Irish credit unions are at best 50% lent and many are operating at far lower levels. This means that in almost all cases loan interest income does not cover the costs of running their savings and loans operations. The problem is that credit unions cannot now increase lending. The scale of the economic recession and increase in consumer credit risk makes safe lending far more difficult. To make matters worse because credit unions have money tied up in illiquid investments they haven’t the free money to lend.

On top of this people are taking their money out chasing higher high street rates. At the same time loan repayments are rapidly declining as people default on loan repayments. Cash flow or money to fund withdrawals and new loans is very tight.
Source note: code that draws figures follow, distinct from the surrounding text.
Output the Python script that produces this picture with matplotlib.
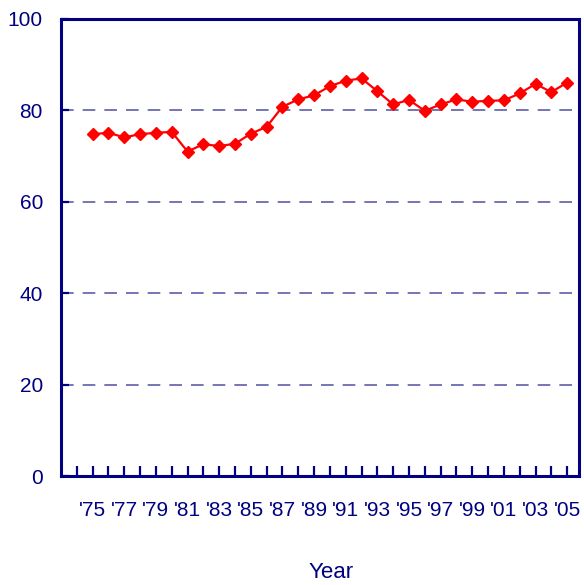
import matplotlib
matplotlib.use("Agg")
import matplotlib.pyplot as plt

years = list(range(1975, 2006))
values = [74.8, 75.1, 74.1, 74.8, 75.1, 75.3, 71.0, 72.6, 72.2, 72.7,
          74.9, 76.4, 80.8, 82.4, 83.3, 85.3, 86.5, 87.0, 84.2, 81.3,
          82.3, 79.9, 81.3, 82.4, 81.9, 82.1, 82.2, 83.7, 85.8, 84.0, 86.1]
tick_years = list(range(1975, 2006, 2))
tick_labels = ["'" + str(y)[2:] for y in tick_years]
yticks = [0, 20, 40, 60, 80, 100]

navy = "#000080"
plt.rcParams['font.family'] = ['Liberation Sans', 'DejaVu Sans']

fig = plt.figure(figsize=(5.84, 5.85), dpi=100)
ax = fig.add_axes([61/584, 1 - 476/585, (579-61)/584, (476-19)/585])

for g in [20, 40, 60, 80]:
    ax.axhline(g, color="#6A6AB0", lw=1.3, dashes=(7, 5), zorder=1)

ax.plot(years, values, color="#FF0000", lw=1.6, marker="D", markersize=6.5,
        markerfacecolor="#FF0000", markeredgecolor="#FF0000", zorder=3, clip_on=False)

ax.set_xlim(1973, 2005.75)
ax.set_ylim(0, 100)
ax.set_xticks(list(range(1974, 2006)), minor=False)
ax.set_xticklabels([])
ax.set_yticks(yticks)
ax.set_yticklabels([str(v) for v in yticks], color=navy, fontsize=15)
ax.tick_params(axis='x', direction='in', length=7, width=1.6, color=navy, pad=0)
ax.tick_params(axis='y', direction='in', length=6, width=1.6, color=navy, pad=13)
for y, lab in zip(tick_years, tick_labels):
    ax.text(y, -5.5, lab, ha='center', va='top', color=navy, fontsize=15,
            transform=ax.transData)

for s in ax.spines.values():
    s.set_color(navy)
    s.set_linewidth(2.2)

fig.text(331/584, 1 - 572/585, "Year", ha='center', va='center', color=navy, fontsize=16)

fig.savefig("out.png", dpi=100)
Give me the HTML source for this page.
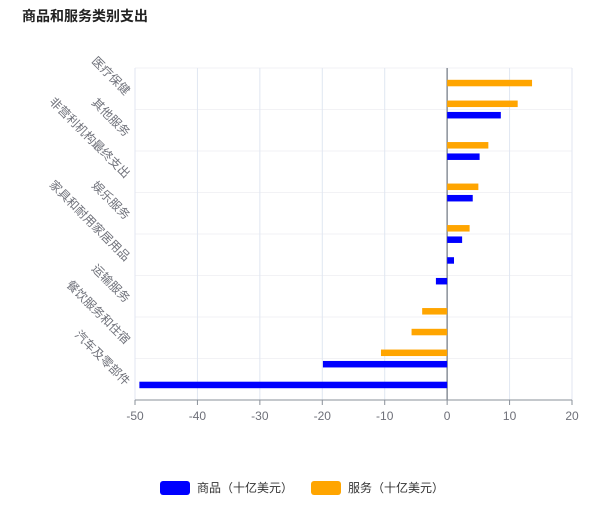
<!DOCTYPE html>
<html><head><meta charset="utf-8"><style>
body{margin:0;background:#fff;width:608px;height:510px;overflow:hidden;font-family:"Liberation Sans","Noto Sans CJK SC",sans-serif;}
</style></head><body>
<svg id="chart" width="608" height="510" style="font-family:'Liberation Sans','Noto Sans CJK SC',sans-serif">
<text x="22" y="21" font-size="14" font-weight="bold" fill="#222">商品和服务类别支出</text>
<g id="grid"></g><g id="bars"></g><g id="axes"></g>
<g>
<g><rect x="160" y="481" width="30" height="14" rx="3" fill="#0000ff"/><text x="197" y="492" font-size="12" fill="#333">商品（十亿美元）</text></g>
<g><rect x="311" y="481" width="30" height="14" rx="3" fill="#ffa500"/><text x="348" y="492" font-size="12" fill="#333">服务（十亿美元）</text></g>
</g>
</svg>
<script>
const categories=["汽车及零部件","服装和鞋类","餐饮服务和住宿","汽油和能源","运输服务","食品和饮料","家具和耐用家居用品","其他非耐用品","娱乐服务","住房和公用事业","非营利机构最终支出","金融服务和保险","其他服务","其他耐用品","医疗保健"];
const goods=[-49.3,-19.9,0,0,0,-1.8,1.1,2.4,0,4.1,0,5.2,0,8.6,0];
const services=[0,-10.6,-5.7,-4.0,0,0,0,3.6,0,5.0,0,6.6,0,11.3,13.6];
const xTicks=[-50,-40,-30,-20,-10,0,10,20];
const NS="http://www.w3.org/2000/svg";
const L=135,R=572,T=68,B=400;
const xs=v=>L+(v+50)/70*(R-L);
const slot=(B-T)/16;
const yc=i=>B-slot*(i+1);
function mk(tag,attrs,parent){const e=document.createElementNS(NS,tag);for(const k in attrs)e.setAttribute(k,attrs[k]);parent.appendChild(e);return e;}
const grid=document.getElementById('grid'),bars=document.getElementById('bars'),axes=document.getElementById('axes');
for(let k=0;k<=8;k++){const y=B-k*(B-T)/8;
 const l=mk('line',{x1:L,x2:R,y1:y,y2:y,stroke:'#f2f2f5','stroke-width':1},grid);
 
 }
xTicks.forEach(t=>{const x=xs(t);
 const g=mk('line',{x1:x,x2:x,y1:T,y2:B,stroke:t===0?'#8a9099':'#e0e6f1','stroke-width':t===0?1.5:1},grid);
 
 
 const tk=mk('line',{x1:x,x2:x,y1:B,y2:B+5,stroke:'#8a9099'},axes);
 
 
 const tx=mk('text',{x:x,y:B+20,'font-size':12,fill:'#6e7079','text-anchor':'middle'},axes);
 tx.textContent=t;
 
 });
const ax=mk('line',{x1:L,x2:R,y1:B,y2:B,stroke:'#8a9099','stroke-width':1},axes);


const bh=6.5;
categories.forEach((c,i)=>{const y=yc(i);
 [[services[i],'#ffa500',-5.7,'bar-services'],[goods[i],'#0000ff',5.7,'bar-goods']].forEach(([v,col,off,nm])=>{
  if(v===0)return;const x0=xs(0),x1=xs(v);
  const r=mk('rect',{x:Math.min(x0,x1),y:y+off-bh/2,width:Math.abs(x1-x0),height:bh,fill:col},bars);
  
  });
 if(i%2===0){const lx=125,ly=y+7;
  const t=mk('text',{x:lx,y:ly,'font-size':12,fill:'#6e7079','text-anchor':'end',transform:`rotate(45 ${lx} ${ly})`},axes);
  t.textContent=c;
  
  }
});
</script>
</body></html>
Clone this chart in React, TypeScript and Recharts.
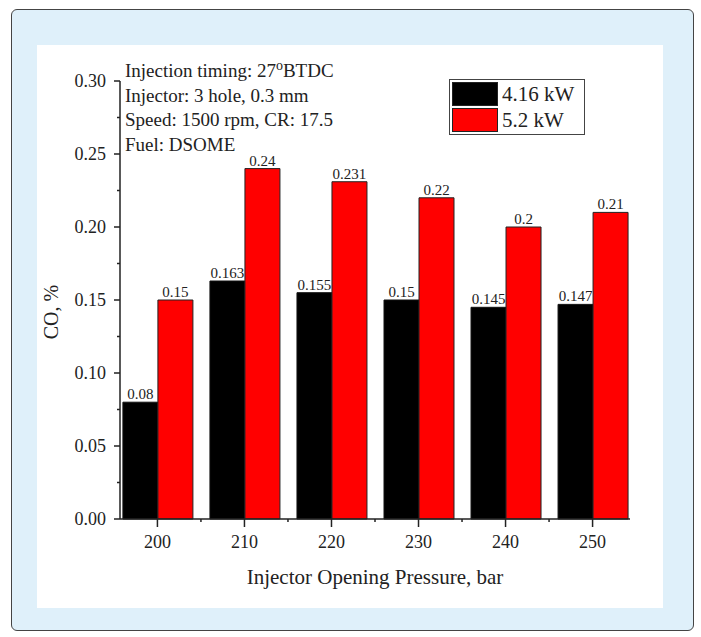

So tight, that the regulator has instructed a large number of credit unions to restrict new loans to percentage of monthly net cash flow (loan repayments + new deposits).

The cash flow scenario is ripe for a liquidity collapse forcing the closure of a large number of credit unions.

Some are borrowing from others to support liquidity shortfalls but inter-credit union lending is fraught with default risks few will have the financial competence to assess or understand.

It is even said that some have engaged in cross-border transactions to massage liquidity positions in advance of making regulatory returns.

Investment and loan losses, which will plunge many into the red, can only be financed from already thin capital reserves. Just how many are exposed to insolvency risk or will have seriously impaired solvency levels is unknown. For sure many will be unable to increase lending volumes off their deficient reserve levels.

Plans by the regulator to regulate capital adequacy through a 10% "statutory reserve to total assets ratio" are meeting with trade body resistance that appears to taking on a political dimension. The question is will the Irish Finance Minister prevail upon the regulator to forebear as has happened in the past? Or will the Minister and his officials back up the Regulator? Irish government officials have a reputation for not being entirely supportive of the credit union regulator in the past which has led to enforced forebearance particularly withy investments. Had the regulator's requirement to restrict investments been agreed to in 2004/05, tens of millions would not have been lost last year.

So where does this leave credit unions?

One can predict a series of high profile loss making credit unions causing a collapse in trust and confidence in all credit unions. This would result in a run with many forced to close their doors as they run out of cash to fund withdrawals. In this scenario no credit union will be safe and no matter how financially robust all will suffer. This could happen either this year or next year.

Sticky plaster solutions will be applied – credit unions may be allowed to raid the family silver to pay dividends – but dipping into reserves has to be paid for next year and the year after.

There may also be an “investment loss” support scheme – where government guarantees are provided to allow credit unions use impaired assets as security for emergency liquidity lines. But again this will have to be paid for and losses financed over time.

Whether the outcome is a "Big Bang" run on savings or a credit union bail out process the net effect is the same. Credit union balance sheets are seriously damaged and can only be repaired from lending income. And credit unions are very poor at lending especially in a high risk economic environment.


The upshot is a period of self-enforced mergers as weaker credit unions vote to amalgamate with stronger neighbours – where there is one. Others may well opt to close. In a few short years numbers will dramatically decline – probably by more than half.

Left to chance, shrinking the sector to a financially stable size will be a chaotic shambles unless that is Government intervenes and forces change to the way Irish credit unions are structured, governed and managed. Such intervention may well be the price of providing state support.

Inevitable, avoidable and preventable the Irish credit union crisis will cause many to take stock of safety and soundness of the credit union business model. Before they do they need to understand what went wrong in Ireland and how a generation of directors and their trade body failed to modernise and allowed credit unions become dysfunctional investment managers. It is a story of poor governance, leadership and management. It is also a story of political capitivity which enforced regulatory forebearance.